Singapore and Hong Kong will reconnect for tourist travel within a much-anticipated travel bubble that’s set to take effect May 26.
The bubble will proceed “cautiously” in the early going, Singapore’s Ministry of Transport said, with one flight per day in each direction and each flight capped at 200 passengers.
Travelers from both sides will have to provide proof of a negative Covid-19 before they can board the direct flights and those from Hong Kong must also be fully vaccinated.
Nonetheless, the news bodes well for Singapore’s two gaming resorts, Genting Singapore’s Resorts World Sentosa Las Vegas Sands’ Marina Bay Sands, which have struggled mightily throughout the pandemic without their international markets, particularly those from China.
“Not having foreign players, is very hurtful (to the business),” LVS Chairman and CEO Rob Goldstein said during the company’s first-quarter earnings call.

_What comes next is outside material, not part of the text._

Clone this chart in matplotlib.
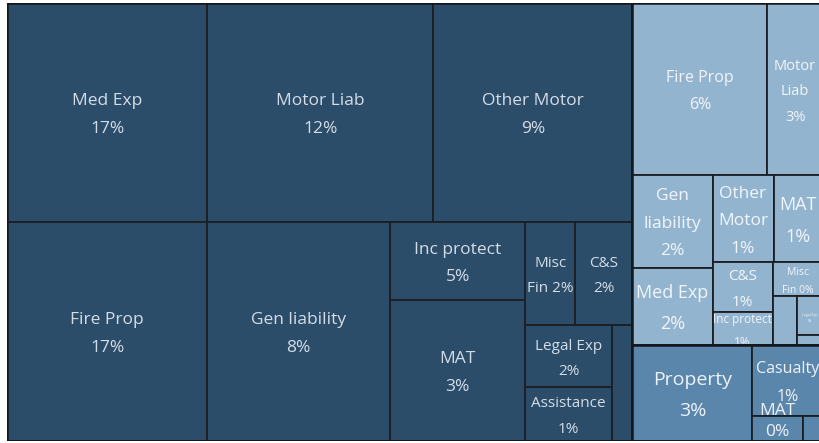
import matplotlib
matplotlib.use("Agg")
import matplotlib.pyplot as plt
from matplotlib.patches import Rectangle

plt.rcParams['font.family'] = ['Open Sans', 'DejaVu Sans']

# ---------------- data ----------------
group_names = ["Group A", "Group B", "Group C"]

# Group A (dark)
a_names = ["Med Exp", "Fire Prop", "Motor Liab", "Other Motor", "Gen liability",
           "Inc protect", "MAT", "Misc\nFin {}", "C&S", "Legal Exp", "Assistance", ""]
a_sizes = [438, 438, 495, 436, 401, 105, 190, 52, 59, 54, 47, 23]
a_pct = [17, 17, 12, 9, 8, 5, 3, 2, 2, 2, 1, None]

# Group B (light)
b_names = ["Fire Prop", "Motor\nLiab", "Gen\nliability", "Med Exp", "Other\nMotor",
           "MAT", "C&S", "Inc protect", "Misc\nFin {}", "", "Legal Exp", ""]
b_sizes = [232, 96, 74, 62, 53, 43, 30, 20, 17, 12, 10, 2.6]
b_pct = [6, 3, 2, 2, 1, 1, 1, 1, 0, None, 0, None]

# Group C (medium)
c_names = ["Property", "Casualty", "MAT", ""]
c_sizes = [115, 50, 12.8, 5]
c_pct = [3, 1, 0, None]

# ---------------- layout structure (rows: item count, orientation) ----------------
a_rows = [(2, 'v'), (2, 'h'), (1, 'v'), (2, 'v'), (2, 'h'), (2, 'v'), (1, 'v')]
b_rows = [(2, 'h'), (2, 'v'), (2, 'h'), (2, 'v'), (1, 'h'), (1, 'v'), (1, 'h'), (1, 'h')]
c_rows = [(1, 'v'), (1, 'h'), (1, 'v'), (1, 'v')]
top_rows = [(1, 'v'), (1, 'h'), (1, 'h')]

# ---------------- styles ----------------
fills = ["#2c4d6a", "#93b4cf", "#5b86ac"]
text_colors = ["#d3dde7", "#f2f6fa", "#edf2f8"]
a_fs = [12.5, 12.5, 12.5, 12.5, 12.5, 12.5, 12.5, 11, 11, 11, 11, 10]
b_fs = [11.5, 10.5, 12.5, 13, 12.5, 13, 11, 8.5, 7.5, 6, 2.5, 2]
c_fs = [14, 11.5, 12.5, 6]
LS = 1.95
SHIFT = 2.5


def layout(sizes, rows, x, y, w, h):
    scale = w * h / sum(sizes)
    rects = []
    i = 0
    for count, orient in rows:
        items = sizes[i:i + count]
        s = sum(items) * scale
        if orient == 'v':
            cw = s / h
            yy = y
            for v in items:
                ih = v * scale / cw
                rects.append((x, yy, cw, ih))
                yy += ih
            x += cw
            w -= cw
        else:
            rh = s / w
            xx = x
            for v in items:
                iw = v * scale / rh
                rects.append((xx, y, iw, rh))
                xx += iw
            y += rh
            h -= rh
        i += count
    return rects


W, H = 816.0, 438.0
fig = plt.figure(figsize=(8.19, 4.43), dpi=100)
fig.patch.set_facecolor("white")
ax = fig.add_axes([7 / 819, 2 / 443, W / 819, H / 443])
ax.set_xlim(0, W)
ax.set_ylim(H, 0)
ax.axis("off")

groups = [(a_names, a_sizes, a_pct, a_rows, a_fs),
          (b_names, b_sizes, b_pct, b_rows, b_fs),
          (c_names, c_sizes, c_pct, c_rows, c_fs)]
group_totals = [sum(g[1]) for g in groups]
group_rects = layout(group_totals, top_rows, 0, 0, W, H)

for gi, ((names, sizes, pcts, rows, fss), grect) in enumerate(zip(groups, group_rects)):
    z = 10 * (gi + 1)
    gx, gy, gw, gh = grect
    cells = layout(sizes, rows, gx, gy, gw, gh)
    for (x, y, w, h), name, p, fs in zip(cells, names, pcts, fss):
        ax.add_patch(Rectangle((x, y), w, h, facecolor=fills[gi],
                               edgecolor="#1b1f24", linewidth=1.3, zorder=z))
        if p is None or not name:
            continue
        if "{}" in name:
            label = name.format(f"{p}%")
        else:
            label = f"{name}\n{p}%"
        nlines = label.count("\n") + 1
        lh = fs * 100 / 72
        th = lh * (1 + (nlines - 1) * LS * 0.85)
        cy = y + h / 2 + (SHIFT if h > 30 else 0)
        kw = dict(va="center", linespacing=LS)
        if cy + th / 2 > H + 2:
            # keep labels of cells at the bottom edge inside the chart
            cy = H - 0.5
            kw = dict(va="bottom", linespacing=1.45)
        ax.text(x + w / 2, cy, label, ha="center", color=text_colors[gi],
                fontsize=fs, zorder=z + 1, clip_on=False, **kw)
    ax.add_patch(Rectangle((gx, gy), gw, gh, facecolor="none",
                           edgecolor="#14171a", linewidth=1.8, zorder=z + 2))

fig.savefig("out.png", dpi=100)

Brokerage Union Gaming Securities seconded that earlier this year, forecasting that the earnings outlook for the market will remain “muted” until international travel resumes.
The bubble has been the subject of negotiations dating back to November but was deferred repeatedly while Hong Kong continued to wrestle with a spread of the potentially deadly virus.
The city of 7 million identified a total of 155 infections in the 14 days prior to the announcement of the bubble, including 37 local cases, bringing the city’s total to 11,741 active cases as of April 26.
Singapore had 314 active cases, according to the city-state’s Ministry of Health.
“I am happy that Hong Kong got the Covid-19 situation under control,” said Transport Minister Ong Ye Kung. “Both sides will need to stay very vigilant in the next one month so that we can launch the first flights smoothly.”